[Figure scripts]
────────────────────

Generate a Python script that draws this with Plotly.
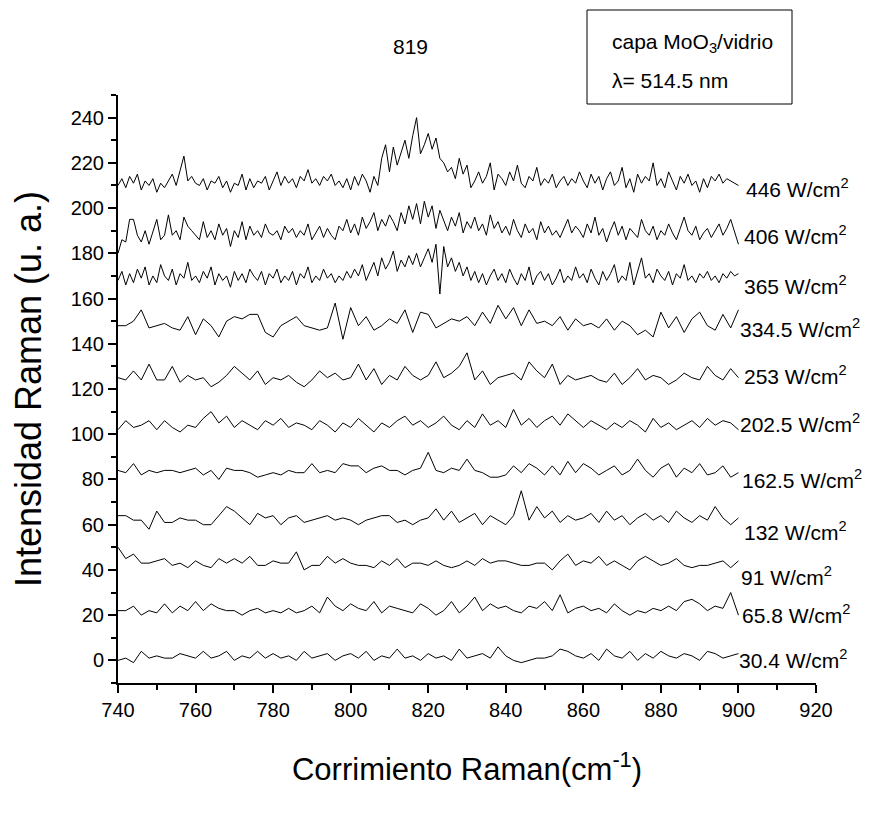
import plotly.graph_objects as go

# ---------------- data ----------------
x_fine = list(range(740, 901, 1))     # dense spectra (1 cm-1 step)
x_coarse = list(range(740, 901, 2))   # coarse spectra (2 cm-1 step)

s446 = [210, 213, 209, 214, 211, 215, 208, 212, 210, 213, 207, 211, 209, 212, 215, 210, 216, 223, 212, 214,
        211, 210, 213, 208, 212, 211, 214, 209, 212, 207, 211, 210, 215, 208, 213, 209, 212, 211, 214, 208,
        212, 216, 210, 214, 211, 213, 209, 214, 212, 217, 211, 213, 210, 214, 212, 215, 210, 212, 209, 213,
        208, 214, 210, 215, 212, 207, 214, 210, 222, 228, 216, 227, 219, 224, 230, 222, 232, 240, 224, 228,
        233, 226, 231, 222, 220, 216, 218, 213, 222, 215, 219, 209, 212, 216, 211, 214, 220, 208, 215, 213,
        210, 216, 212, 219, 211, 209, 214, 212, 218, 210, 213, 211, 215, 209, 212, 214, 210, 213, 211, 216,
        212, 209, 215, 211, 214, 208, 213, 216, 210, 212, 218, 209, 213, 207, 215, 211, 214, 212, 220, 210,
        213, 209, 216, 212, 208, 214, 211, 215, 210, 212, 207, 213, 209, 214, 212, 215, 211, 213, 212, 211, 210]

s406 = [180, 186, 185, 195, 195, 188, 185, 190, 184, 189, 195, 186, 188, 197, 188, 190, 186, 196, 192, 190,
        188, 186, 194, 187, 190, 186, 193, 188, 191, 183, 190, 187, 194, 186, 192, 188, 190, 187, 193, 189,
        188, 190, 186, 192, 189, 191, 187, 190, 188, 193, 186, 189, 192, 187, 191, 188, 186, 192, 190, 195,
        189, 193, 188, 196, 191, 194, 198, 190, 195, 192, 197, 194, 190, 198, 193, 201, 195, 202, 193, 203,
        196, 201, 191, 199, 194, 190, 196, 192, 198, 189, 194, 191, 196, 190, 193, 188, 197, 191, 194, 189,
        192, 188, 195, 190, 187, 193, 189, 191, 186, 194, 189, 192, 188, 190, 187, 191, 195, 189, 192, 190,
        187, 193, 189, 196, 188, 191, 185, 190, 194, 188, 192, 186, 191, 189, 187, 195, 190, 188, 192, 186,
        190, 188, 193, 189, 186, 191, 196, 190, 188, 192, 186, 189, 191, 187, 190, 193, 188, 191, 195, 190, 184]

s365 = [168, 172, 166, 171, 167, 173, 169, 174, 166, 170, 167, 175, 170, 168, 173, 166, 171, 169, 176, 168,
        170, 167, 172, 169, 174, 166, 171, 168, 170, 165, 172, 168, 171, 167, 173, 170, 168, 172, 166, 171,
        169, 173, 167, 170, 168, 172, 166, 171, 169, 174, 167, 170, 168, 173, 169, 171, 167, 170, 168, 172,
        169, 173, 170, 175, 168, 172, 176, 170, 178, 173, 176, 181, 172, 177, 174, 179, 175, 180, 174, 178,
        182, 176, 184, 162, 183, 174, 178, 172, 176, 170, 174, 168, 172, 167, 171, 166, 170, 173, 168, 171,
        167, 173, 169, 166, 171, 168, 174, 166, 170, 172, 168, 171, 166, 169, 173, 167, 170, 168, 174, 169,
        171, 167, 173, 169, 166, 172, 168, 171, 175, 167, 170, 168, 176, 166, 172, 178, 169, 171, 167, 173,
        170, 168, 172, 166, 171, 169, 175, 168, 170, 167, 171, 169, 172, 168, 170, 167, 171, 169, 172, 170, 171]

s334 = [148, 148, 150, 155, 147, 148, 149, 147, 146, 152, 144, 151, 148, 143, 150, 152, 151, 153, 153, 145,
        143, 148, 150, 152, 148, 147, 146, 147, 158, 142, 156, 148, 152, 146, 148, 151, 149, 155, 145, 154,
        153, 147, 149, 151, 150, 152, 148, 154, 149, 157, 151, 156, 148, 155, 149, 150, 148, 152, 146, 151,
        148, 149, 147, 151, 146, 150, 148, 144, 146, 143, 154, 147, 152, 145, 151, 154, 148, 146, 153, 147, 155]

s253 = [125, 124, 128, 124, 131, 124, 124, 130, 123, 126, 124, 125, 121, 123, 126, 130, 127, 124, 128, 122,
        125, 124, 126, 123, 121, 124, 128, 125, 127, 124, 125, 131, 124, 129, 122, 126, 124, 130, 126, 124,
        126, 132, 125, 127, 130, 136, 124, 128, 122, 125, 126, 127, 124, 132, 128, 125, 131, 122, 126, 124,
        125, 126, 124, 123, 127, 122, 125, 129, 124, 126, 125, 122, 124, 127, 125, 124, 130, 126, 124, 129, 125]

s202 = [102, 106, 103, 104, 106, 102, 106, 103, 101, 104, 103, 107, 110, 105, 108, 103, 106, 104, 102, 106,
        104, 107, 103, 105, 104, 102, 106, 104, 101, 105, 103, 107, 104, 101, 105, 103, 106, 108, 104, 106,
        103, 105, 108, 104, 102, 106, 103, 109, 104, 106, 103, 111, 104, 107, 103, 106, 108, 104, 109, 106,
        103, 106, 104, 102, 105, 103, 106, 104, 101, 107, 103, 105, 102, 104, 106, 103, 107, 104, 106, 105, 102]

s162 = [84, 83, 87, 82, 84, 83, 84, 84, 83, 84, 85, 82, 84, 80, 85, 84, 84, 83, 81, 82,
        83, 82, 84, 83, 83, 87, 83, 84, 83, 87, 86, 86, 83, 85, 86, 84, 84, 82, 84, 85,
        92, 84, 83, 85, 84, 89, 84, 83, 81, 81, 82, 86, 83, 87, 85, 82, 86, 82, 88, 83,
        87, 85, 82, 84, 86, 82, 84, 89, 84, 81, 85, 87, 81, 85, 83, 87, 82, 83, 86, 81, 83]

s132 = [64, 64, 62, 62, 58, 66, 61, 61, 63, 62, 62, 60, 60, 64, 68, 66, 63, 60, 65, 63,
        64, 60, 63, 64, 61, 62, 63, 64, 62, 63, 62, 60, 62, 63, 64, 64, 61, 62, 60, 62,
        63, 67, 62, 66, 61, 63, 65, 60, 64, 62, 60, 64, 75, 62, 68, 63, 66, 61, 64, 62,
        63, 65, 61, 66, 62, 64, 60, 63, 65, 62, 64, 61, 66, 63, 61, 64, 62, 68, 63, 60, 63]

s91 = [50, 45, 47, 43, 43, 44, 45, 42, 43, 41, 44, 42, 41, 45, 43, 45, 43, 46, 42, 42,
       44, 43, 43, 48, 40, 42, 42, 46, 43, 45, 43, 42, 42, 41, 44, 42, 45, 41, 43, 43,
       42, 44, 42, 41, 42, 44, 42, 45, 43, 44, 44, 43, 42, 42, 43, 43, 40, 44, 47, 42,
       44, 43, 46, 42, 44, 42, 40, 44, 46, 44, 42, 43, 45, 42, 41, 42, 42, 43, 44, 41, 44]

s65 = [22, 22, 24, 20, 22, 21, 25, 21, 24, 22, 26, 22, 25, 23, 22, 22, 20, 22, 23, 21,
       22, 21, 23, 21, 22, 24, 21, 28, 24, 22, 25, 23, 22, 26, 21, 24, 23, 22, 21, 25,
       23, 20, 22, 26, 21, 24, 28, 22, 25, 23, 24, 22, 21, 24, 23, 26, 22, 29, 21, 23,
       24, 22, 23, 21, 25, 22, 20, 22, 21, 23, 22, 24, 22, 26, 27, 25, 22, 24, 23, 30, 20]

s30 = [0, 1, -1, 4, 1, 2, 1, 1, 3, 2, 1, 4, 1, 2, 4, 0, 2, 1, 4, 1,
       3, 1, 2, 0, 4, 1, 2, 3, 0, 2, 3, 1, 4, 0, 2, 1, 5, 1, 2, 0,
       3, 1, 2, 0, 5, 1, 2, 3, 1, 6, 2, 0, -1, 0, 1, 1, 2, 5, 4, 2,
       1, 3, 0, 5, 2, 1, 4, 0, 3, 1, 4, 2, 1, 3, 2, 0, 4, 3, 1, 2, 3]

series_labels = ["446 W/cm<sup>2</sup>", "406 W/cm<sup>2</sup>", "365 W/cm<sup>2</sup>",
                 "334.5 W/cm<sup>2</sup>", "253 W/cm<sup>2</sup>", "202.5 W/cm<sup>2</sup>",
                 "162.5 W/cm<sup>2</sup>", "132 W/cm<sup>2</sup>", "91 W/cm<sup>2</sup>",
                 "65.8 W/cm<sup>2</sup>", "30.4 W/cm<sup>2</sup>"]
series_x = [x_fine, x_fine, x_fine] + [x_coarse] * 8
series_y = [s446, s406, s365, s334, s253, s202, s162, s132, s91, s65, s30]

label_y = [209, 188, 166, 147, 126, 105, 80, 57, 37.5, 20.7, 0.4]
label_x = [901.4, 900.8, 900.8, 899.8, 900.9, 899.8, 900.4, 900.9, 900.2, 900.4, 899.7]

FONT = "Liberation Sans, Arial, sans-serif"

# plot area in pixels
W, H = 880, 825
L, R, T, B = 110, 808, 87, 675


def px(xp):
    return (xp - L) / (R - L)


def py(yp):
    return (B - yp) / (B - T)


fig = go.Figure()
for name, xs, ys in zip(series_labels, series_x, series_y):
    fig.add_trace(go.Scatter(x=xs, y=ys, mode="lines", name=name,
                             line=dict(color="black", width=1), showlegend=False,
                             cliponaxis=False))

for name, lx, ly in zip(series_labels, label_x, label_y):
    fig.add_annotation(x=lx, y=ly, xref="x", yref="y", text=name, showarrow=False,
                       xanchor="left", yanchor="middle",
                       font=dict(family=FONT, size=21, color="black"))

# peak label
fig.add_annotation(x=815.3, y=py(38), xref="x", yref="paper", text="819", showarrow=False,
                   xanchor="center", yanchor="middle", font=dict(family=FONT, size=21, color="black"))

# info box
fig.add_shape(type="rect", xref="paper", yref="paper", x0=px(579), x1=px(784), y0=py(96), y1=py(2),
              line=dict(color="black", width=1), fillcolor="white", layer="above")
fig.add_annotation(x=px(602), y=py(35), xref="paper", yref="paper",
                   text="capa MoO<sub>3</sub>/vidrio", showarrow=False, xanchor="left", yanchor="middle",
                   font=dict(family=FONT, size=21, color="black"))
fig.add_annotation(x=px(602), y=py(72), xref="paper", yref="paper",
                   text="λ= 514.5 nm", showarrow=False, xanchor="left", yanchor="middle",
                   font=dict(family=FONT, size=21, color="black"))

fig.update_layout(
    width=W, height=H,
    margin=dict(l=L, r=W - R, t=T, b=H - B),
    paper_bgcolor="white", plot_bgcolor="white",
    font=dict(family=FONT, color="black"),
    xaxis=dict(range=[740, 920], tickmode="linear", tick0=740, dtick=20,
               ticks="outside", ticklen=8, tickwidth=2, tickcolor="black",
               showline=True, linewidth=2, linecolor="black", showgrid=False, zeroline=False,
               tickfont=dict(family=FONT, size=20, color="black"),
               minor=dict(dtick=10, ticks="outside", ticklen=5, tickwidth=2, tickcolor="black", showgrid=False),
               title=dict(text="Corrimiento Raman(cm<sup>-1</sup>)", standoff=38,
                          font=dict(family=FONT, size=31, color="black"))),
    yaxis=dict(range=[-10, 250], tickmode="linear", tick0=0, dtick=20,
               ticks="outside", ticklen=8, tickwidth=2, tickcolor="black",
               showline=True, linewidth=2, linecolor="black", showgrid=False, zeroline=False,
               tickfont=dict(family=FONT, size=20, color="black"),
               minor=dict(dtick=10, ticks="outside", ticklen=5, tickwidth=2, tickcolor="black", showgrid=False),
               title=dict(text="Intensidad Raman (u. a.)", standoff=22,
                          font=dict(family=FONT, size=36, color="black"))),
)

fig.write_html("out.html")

────────────────────

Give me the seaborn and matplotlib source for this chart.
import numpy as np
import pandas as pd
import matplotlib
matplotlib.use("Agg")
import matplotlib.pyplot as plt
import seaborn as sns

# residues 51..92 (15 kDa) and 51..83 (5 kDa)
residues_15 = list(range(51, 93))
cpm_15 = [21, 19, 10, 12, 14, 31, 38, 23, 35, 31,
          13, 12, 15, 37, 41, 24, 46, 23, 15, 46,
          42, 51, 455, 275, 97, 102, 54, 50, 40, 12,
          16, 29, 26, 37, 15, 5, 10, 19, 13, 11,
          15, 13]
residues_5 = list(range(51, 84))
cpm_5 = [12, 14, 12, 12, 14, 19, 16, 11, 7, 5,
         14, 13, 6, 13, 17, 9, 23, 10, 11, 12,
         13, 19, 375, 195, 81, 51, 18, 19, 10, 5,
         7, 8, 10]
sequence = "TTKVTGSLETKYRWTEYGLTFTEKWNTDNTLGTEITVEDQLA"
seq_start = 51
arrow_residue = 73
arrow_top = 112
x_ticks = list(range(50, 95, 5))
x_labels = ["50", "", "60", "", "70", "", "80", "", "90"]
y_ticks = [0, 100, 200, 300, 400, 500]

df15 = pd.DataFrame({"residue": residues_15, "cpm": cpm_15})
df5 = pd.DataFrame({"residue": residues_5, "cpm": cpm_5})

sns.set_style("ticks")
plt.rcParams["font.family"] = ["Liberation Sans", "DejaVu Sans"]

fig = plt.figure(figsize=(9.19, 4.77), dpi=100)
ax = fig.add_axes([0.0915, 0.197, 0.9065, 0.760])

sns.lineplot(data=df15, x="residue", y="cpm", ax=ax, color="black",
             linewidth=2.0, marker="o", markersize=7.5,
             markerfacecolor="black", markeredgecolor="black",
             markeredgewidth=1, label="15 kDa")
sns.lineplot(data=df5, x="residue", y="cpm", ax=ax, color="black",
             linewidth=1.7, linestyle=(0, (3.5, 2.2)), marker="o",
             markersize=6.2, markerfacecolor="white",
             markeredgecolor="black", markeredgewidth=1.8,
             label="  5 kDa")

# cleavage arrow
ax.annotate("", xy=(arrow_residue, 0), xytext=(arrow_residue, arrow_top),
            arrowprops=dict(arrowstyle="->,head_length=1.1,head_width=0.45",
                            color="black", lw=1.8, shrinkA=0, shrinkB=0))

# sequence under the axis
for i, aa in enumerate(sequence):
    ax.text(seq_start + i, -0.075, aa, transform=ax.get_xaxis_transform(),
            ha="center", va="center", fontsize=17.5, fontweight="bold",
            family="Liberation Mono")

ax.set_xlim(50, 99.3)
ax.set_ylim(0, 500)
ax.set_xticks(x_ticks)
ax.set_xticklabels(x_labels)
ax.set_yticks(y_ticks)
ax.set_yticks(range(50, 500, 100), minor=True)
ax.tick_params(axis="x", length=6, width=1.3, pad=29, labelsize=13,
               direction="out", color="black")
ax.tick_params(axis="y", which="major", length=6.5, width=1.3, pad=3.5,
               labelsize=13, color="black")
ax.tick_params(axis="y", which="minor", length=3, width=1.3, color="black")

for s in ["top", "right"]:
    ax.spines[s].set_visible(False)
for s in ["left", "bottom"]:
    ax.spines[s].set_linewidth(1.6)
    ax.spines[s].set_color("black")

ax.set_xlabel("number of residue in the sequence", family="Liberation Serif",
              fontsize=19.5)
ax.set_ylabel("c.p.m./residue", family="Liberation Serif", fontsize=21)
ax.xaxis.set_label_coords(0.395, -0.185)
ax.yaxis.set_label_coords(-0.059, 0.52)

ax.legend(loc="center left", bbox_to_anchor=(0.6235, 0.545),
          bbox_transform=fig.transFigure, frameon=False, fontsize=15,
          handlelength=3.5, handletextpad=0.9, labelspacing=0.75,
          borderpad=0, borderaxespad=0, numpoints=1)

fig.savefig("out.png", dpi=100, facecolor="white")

────────────────────

- Objective
In the listing above, find the line with "Generate a Python" and the line with "212, 211, 210]". Copy exactly those lines and all between them, minus the images.

- Result below
Generate a Python script that draws this with Plotly.
import plotly.graph_objects as go

# ---------------- data ----------------
x_fine = list(range(740, 901, 1))     # dense spectra (1 cm-1 step)
x_coarse = list(range(740, 901, 2))   # coarse spectra (2 cm-1 step)

s446 = [210, 213, 209, 214, 211, 215, 208, 212, 210, 213, 207, 211, 209, 212, 215, 210, 216, 223, 212, 214,
        211, 210, 213, 208, 212, 211, 214, 209, 212, 207, 211, 210, 215, 208, 213, 209, 212, 211, 214, 208,
        212, 216, 210, 214, 211, 213, 209, 214, 212, 217, 211, 213, 210, 214, 212, 215, 210, 212, 209, 213,
        208, 214, 210, 215, 212, 207, 214, 210, 222, 228, 216, 227, 219, 224, 230, 222, 232, 240, 224, 228,
        233, 226, 231, 222, 220, 216, 218, 213, 222, 215, 219, 209, 212, 216, 211, 214, 220, 208, 215, 213,
        210, 216, 212, 219, 211, 209, 214, 212, 218, 210, 213, 211, 215, 209, 212, 214, 210, 213, 211, 216,
        212, 209, 215, 211, 214, 208, 213, 216, 210, 212, 218, 209, 213, 207, 215, 211, 214, 212, 220, 210,
        213, 209, 216, 212, 208, 214, 211, 215, 210, 212, 207, 213, 209, 214, 212, 215, 211, 213, 212, 211, 210]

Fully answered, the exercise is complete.